Tuesday, April 24, 2018

For the love of practice

For the first time since mid-August (save the two weeks around Christmas) I have no athletic practices in the coming week, or weeks, or months.  Not sure what I'm going to do with all that spare time....

Oh, how my attitude towards practices has changed over the years.  As a young athlete, I looked at practices as something to fill the days between games.  I tolerated them.  Always showed up and worked pretty hard, but never really poured myself into them.  I did the same as a young coach - threw together practice plans that more often than not were a collection of random drills that would bridge the gap between the beginning of practice and the end.  In these years games were my passion, the time to really let my skills shine while giving a maximum effort.

Twenty five years of coaching has taught me many things (such as the topic I wrote about yesterday), but none more important than the value of practice time.  In fact, I've done a complete paradigm shift with my feelings towards practices and games.  I now love going to practice and, many times, despise game days.  This mindset kind of began as a senior in high school - except for the games, 'cause I still loved those as a player - when I began to acquire a deeper understanding of how connected my practice performances were to my game performance.  After losing sight of that connection in my early years of coaching I have developed an appreciation for practice days that I wish I'd had as a player.  And, in turn, my practice appreciation has led to a stronger, even renewed, passion for coaching that I nearly lost not too long ago.

When I view coaching through the lens of my teacher-self, I look at practice time as classroom time, a time for teaching and learning, lessons and skills practice, experiments, trials, and errors.  Game days are like test days; when a classroom teacher hands out a test all teaching comes to a halt.  I feel the same about games - they are fun for the players, but as a coach, a teacher, games are more like an interruption in the teaching process.  A teacher gives a test to students to find out what they have learned and what still needs to be mastered.  When a team plays a game the team is being tested - the coach can find out how a group "measures up" to another group, what skills have been improved or mastered, and where the work still needs to be done.  Very little teaching gets done during a game - the action is too hard to interrupt, emotions are high, and the chance for reps on any one skill is nonexistent.  My biggest advancement as a coach has been my improved ability to use what I see in games to drive the following practices and increase the rate of improvement in my players and teams.

So while the philosophy of improving through game play commonly exists, I strive for player development a very different way - through practices developed using observational data collected in games.  Every minute of every practice is planned.  Every drill has a purpose, a featured skill.  Several skills practiced early will be featured together in a drill later.  "Game speed" is a common term.  Communication about the "why" of drills and the "how" of skills is nearly constant.  Opportunities to use practice skills in game-like scenarios are provided.

Am I a terrific coach?  Heavens, no.  Are my practice plans perfect?  Rarely.  Do my teams improve?

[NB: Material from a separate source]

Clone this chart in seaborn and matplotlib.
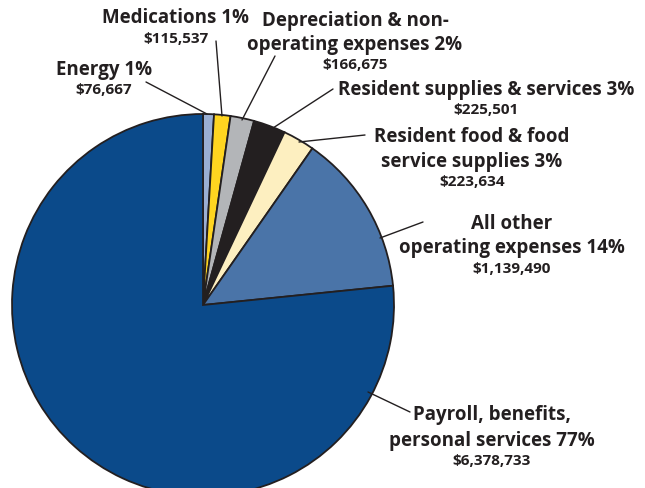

Always.  As do I.  Not too many years ago I was ready to hang up my whistle, stop putting myself through the daily grind of two extra hours of teaching.  But as my passion for teaching in a classroom has dwindled my passion for teaching in a gymnasium has rekindled.  I went from coaching one team a year for two months to this year coaching five different teams in two different sports for eight months.  And loved every bit of it.  Eight months of planning practices gets a bit draining, but walking onto that practice court and finding ways to help players improve never ages.  Already looking forward to draping that whistle around my neck for the start of season 26.